Interestingly, the price of generating power from wind or solar turns out to be a comparatively small concern in Arent's analysis.
"In many instances and in many markets, renewables are in fact competitive today," he says.
There are about a dozen optimistic reports that suggest that our energy future can be built exclusively with renewable sources like wind and solar. But many other analyses say not so, that renewables alone can't go the distance.
At Stanford University, Sally Benson heads the Global Climate and Energy Project. She challenges her students to think of reducing emissions from all energy sources — not just electricity, but transportation fuels, gas furnaces and industrial processes.
"The big class project is to design a transition scheme that allows us to get from where we are today to an 80 percent reduction in emissions," Benson says. "But I also say, well, you have to think about the industry — you can't lose jobs, and we have to have enough energy so that people aren't freezing and going without lights, and so forth. So it has to be a reasonable scenario."
Remarkably, she says, the classes eventually reach a conclusion that mirrors what a lot of expert panels have found when they look at this problem. You can do it, but it takes a lot more than using less energy and relying on renewable sources.
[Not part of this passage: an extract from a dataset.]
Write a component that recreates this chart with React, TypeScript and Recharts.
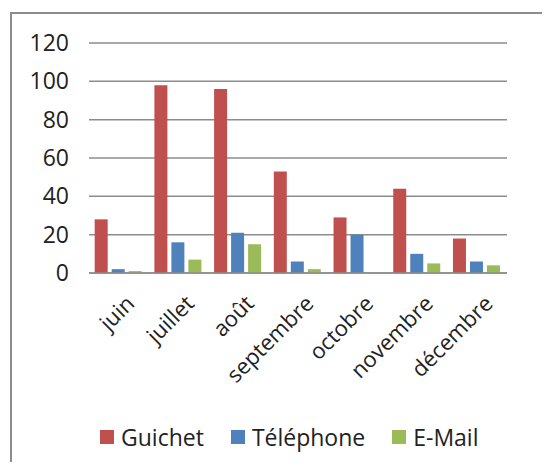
import { BarChart, Bar, XAxis, YAxis, CartesianGrid, Legend } from 'recharts';

const months = ['juin', 'juillet', 'août', 'septembre', 'octobre', 'novembre', 'décembre'];
const guichet = [28, 98, 96, 53, 29, 44, 18];
const telephone = [2, 16, 21, 6, 20, 10, 6];
const email = [1, 7, 15, 2, 0, 5, 4];
const yTicks = [0, 20, 40, 60, 80, 100, 120];

const series = [
  { key: 'guichet', name: 'Guichet', color: '#C0504D' },
  { key: 'telephone', name: 'Téléphone', color: '#4F81BD' },
  { key: 'email', name: 'E-Mail', color: '#9BBB59' },
];

const data = months.map((m, i) => ({
  month: m,
  guichet: guichet[i],
  telephone: telephone[i],
  email: email[i],
}));

const font = '"Open Sans", "Noto Sans", sans-serif';

function MonthTick({ x, y, payload }: any) {
  const tx = x + 17;
  const ty = y + 24;
  return (
    <text
      x={tx}
      y={ty}
      transform={`rotate(-45 ${tx} ${ty})`}
      textAnchor="end"
      fill="#222"
      fontSize={22}
      fontFamily={font}
    >
      {payload.value}
    </text>
  );
}

function LegendBox() {
  return (
    <div style={{ display: 'flex', alignItems: 'center', fontFamily: font, fontSize: 23, color: '#222', whiteSpace: 'nowrap' }}>
      {series.map((s, i) => (
        <div key={s.key} style={{ display: 'flex', alignItems: 'center', marginRight: i < series.length - 1 ? 27 : 0 }}>
          <span style={{ width: 14, height: 14, background: s.color, marginRight: 7, display: 'inline-block' }} />
          <span>{s.name}</span>
        </div>
      ))}
    </div>
  );
}

export default function App() {
  return (
    <div style={{ position: 'relative', width: 550, height: 470, margin: -8, overflow: 'hidden', background: '#fff' }}>
      <div
        style={{
          position: 'absolute',
          left: 10,
          top: 12,
          width: 600,
          height: 600,
          border: '2px solid #8c8c8c',
        }}
      />
      <div style={{ position: 'absolute', left: 0, top: 0 }}>
        <BarChart
          width={550}
          height={470}
          data={data}
          margin={{ top: 43, right: 43, bottom: 0, left: 9 }}
          barCategoryGap="9.5%"
          barGap={4}
        >
          <CartesianGrid vertical={false} stroke="#8c8c8c" strokeWidth={1.5} />
          <XAxis
            dataKey="month"
            height={165}
            axisLine={{ stroke: '#8c8c8c', strokeWidth: 1.5 }}
            tickLine={false}
            tick={<MonthTick />}
            interval={0}
          />
          <YAxis
            domain={[0, 120]}
            ticks={yTicks}
            width={80}
            axisLine={false}
            tickLine={false}
            tickSize={0}
            tickMargin={20}
            tick={{ fill: '#222', fontSize: 23, fontFamily: font }}
          />
          <Legend
            verticalAlign="bottom"
            wrapperStyle={{ left: 100, bottom: 17, width: 'auto' }}
            content={<LegendBox />}
          />
          {series.map((s) => (
            <Bar key={s.key} dataKey={s.key} name={s.name} fill={s.color} isAnimationActive={false} />
          ))}
        </BarChart>
      </div>
    </div>
  );
}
The solution the students inevitably arrive at requires steady, reliable and large-scale sources of clean energy. That means capturing carbon dioxide from plants that burn fossil fuel and burying it underground. It also means producing a substantial amount of nuclear power.
"So it's definitely an all-of-the-above strategy," Benson says. "You have to do all of them at a really significant pace, and you need to be reducing the carbon emissions every year at a pace of about 2 percent per year, and you need to be reducing your energy use by an equivalent amount."
All these changes would come with a noticeable cost. Benson says we would eventually double the investment we're making on energy infrastructure today.
It's a big number, she says, "but obviously we spend a lot of money on other things today, and some of that would need to be diverted towards a cleaner energy infrastructure."
Clearly the prospect of higher energy prices is a huge problem for an economy that craves cheap energy. But Benson says those higher energy prices would still be a small fraction of the total economy.
So, is she optimistic?
"I think there's lots of good news on the technology side, and I think [many of] the smartest engineers and scientists at universities around the world ... are focused on this challenge," she says. "And the students love this. This is what they want to devote their life to. So from that perspective, I am quite optimistic."
Benson is amazed that more than 10 percent of her colleagues on the Stanford faculty are doing at least some work trying to solve the clean energy problem. And the surrounding Silicon Valley is also full of entrepreneurs looking for ways to cash in.
"What I'm not optimistic about," she says, "is what seems to be our total inability to make any decisions, or the society to work together to some of these long, challenging problems."
And the longer we wait on this one, Benson says, the harder it gets.